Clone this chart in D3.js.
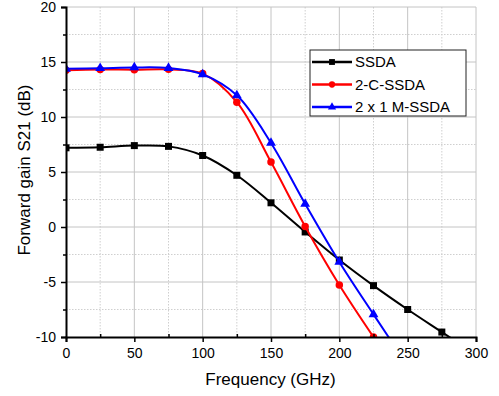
<!DOCTYPE html>
<html>
<head>
<meta charset="utf-8">
<script src="https://cdn.jsdelivr.net/npm/d3@7"></script>
<style>
  body { margin: 0; background: #fff; }
  svg { display: block; font-family: "Liberation Sans", Arial, sans-serif; }
</style>
</head>
<body>
<div id="chart"></div>
<script>
// Frequency points (GHz)
const freq = [0, 25, 50, 75, 100, 125, 150, 175, 200, 225, 250, 275, 300];

// Forward gain S21 (dB)
const ssda = [7.2, 7.25, 7.4, 7.33, 6.5, 4.7, 2.2, -0.45, -3.0, -5.33, -7.5, -9.55, -11.6];
const twoCSsda = [14.25, 14.32, 14.3, 14.33, 13.95, 11.35, 5.9, 0.05, -5.27, -10.0];
const mSsda = [14.38, 14.43, 14.5, 14.45, 13.88, 11.97, 7.64, 2.1, -3.18, -7.94, -12.6];

const xTicks = [0, 50, 100, 150, 200, 250, 300];
const yTicks = [-10, -5, 0, 5, 10, 15, 20];

const series = [
  { name: 'SSDA', values: ssda, color: '#000000', symbol: d3.symbolSquare, size: 49 },
  { name: '2-C-SSDA', values: twoCSsda, color: '#ff0000', symbol: d3.symbolCircle, size: 44 },
  { name: '2 x 1 M-SSDA', values: mSsda, color: '#0000ff', symbol: d3.symbolTriangle, size: 42 }
];

const width = 499, height = 396;
const margin = { top: 7, right: 23, bottom: 59, left: 66 };
const innerWidth = width - margin.left - margin.right;
const innerHeight = height - margin.top - margin.bottom;

const svg = d3.select('#chart').append('svg')
  .attr('width', width)
  .attr('height', height);

const g = svg.append('g')
  .attr('transform', `translate(${margin.left},${margin.top})`);

const x = d3.scaleLinear().domain([0, 300]).range([0, innerWidth]);
const y = d3.scaleLinear().domain([-10, 20]).range([innerHeight, 0]);

// Minor grid (dotted)
const xMinor = d3.range(25, 300, 50);
const yMinor = d3.range(-7.5, 20, 5);
g.append('g').selectAll('line').data(xMinor).enter().append('line')
  .attr('x1', d => x(d)).attr('x2', d => x(d))
  .attr('y1', 0).attr('y2', innerHeight)
  .attr('stroke', '#cfcfcf').attr('stroke-dasharray', '1.5,1.5');
g.append('g').selectAll('line').data(yMinor).enter().append('line')
  .attr('y1', d => y(d)).attr('y2', d => y(d))
  .attr('x1', 0).attr('x2', innerWidth)
  .attr('stroke', '#cfcfcf').attr('stroke-dasharray', '1.5,1.5');

// Major grid (solid)
g.append('g').selectAll('line').data(xTicks.slice(1)).enter().append('line')
  .attr('x1', d => x(d)).attr('x2', d => x(d))
  .attr('y1', 0).attr('y2', innerHeight)
  .attr('stroke', '#c4c4c4');
g.append('g').selectAll('line').data(yTicks.slice(1)).enter().append('line')
  .attr('y1', d => y(d)).attr('y2', d => y(d))
  .attr('x1', 0).attr('x2', innerWidth)
  .attr('stroke', '#c4c4c4');

// Clip to plot area
svg.append('defs').append('clipPath').attr('id', 'clip')
  .append('rect').attr('width', innerWidth).attr('height', innerHeight);

const plot = g.append('g').attr('clip-path', 'url(#clip)');

const line = d3.line()
  .x((d, i) => x(freq[i]))
  .y(d => y(d))
  .curve(d3.curveCatmullRom.alpha(0.5));

series.forEach(s => {
  plot.append('path')
    .datum(s.values)
    .attr('fill', 'none')
    .attr('stroke', s.color)
    .attr('stroke-width', 2)
    .attr('d', line);

  plot.selectAll(null)
    .data(s.values)
    .enter()
    .append('path')
    .attr('transform', (d, i) => `translate(${x(freq[i])},${y(d)})`)
    .attr('d', d3.symbol().type(s.symbol).size(s.size))
    .attr('fill', s.color);
});

const fmt = d => String(d);

// X axis (major outward, minor inward)
const xAxis = g.append('g')
  .attr('transform', `translate(0,${innerHeight})`)
  .call(d3.axisBottom(x).tickValues(xTicks).tickSize(5).tickPadding(6).tickFormat(fmt));
xAxis.selectAll('text').attr('font-size', '14px').attr('fill', '#000');
g.append('g')
  .attr('transform', `translate(0,${innerHeight})`)
  .call(d3.axisTop(x).tickValues(xMinor).tickSize(3))
  .call(a => a.select('.domain').remove())
  .call(a => a.selectAll('.tick text').remove());

// Y axis
const yAxis = g.append('g')
  .call(d3.axisLeft(y).tickValues(yTicks).tickSize(5).tickPadding(5).tickFormat(fmt));
yAxis.selectAll('text').attr('font-size', '14px').attr('fill', '#000');
g.append('g')
  .call(d3.axisLeft(y).tickValues(yMinor).tickSize(3))
  .call(a => a.select('.domain').remove())
  .call(a => a.selectAll('.tick text').remove());

g.selectAll('.domain').attr('stroke', '#000').attr('stroke-width', 2);
g.selectAll('.tick line').attr('stroke', '#000').attr('stroke-width', 1.5);

// Axis titles
svg.append('text')
  .attr('x', 270.5)
  .attr('y', 385)
  .attr('text-anchor', 'middle')
  .attr('font-size', '17px')
  .text('Frequency (GHz)');

svg.append('text')
  .attr('transform', 'translate(30,170) rotate(-90)')
  .attr('text-anchor', 'middle')
  .attr('font-size', '17px')
  .text('Forward gain S21 (dB)');

// Legend
const legend = svg.append('g').attr('transform', 'translate(310,50)');
legend.append('rect')
  .attr('width', 156).attr('height', 66)
  .attr('fill', '#fff').attr('stroke', '#222').attr('stroke-width', 1);

series.forEach((s, i) => {
  const row = legend.append('g').attr('transform', `translate(0,${12 + i * 22.5})`);
  row.append('line')
    .attr('x1', 2).attr('x2', 42)
    .attr('stroke', s.color).attr('stroke-width', 2.3);
  row.append('path')
    .attr('transform', 'translate(22,0)')
    .attr('d', d3.symbol().type(s.symbol).size(s.size * 0.7))
    .attr('fill', s.color);
  row.append('text')
    .attr('x', 45)
    .attr('dy', '0.35em')
    .attr('font-size', '15px')
    .text(s.name);
});
</script>
</body>
</html>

**WHAT IS ASKED**
Which lines contain the word "chart"? Copy each of them.

**TASK ANSWER**
Clone this chart in D3.js.
<div id="chart"></div>
const svg = d3.select('#chart').append('svg')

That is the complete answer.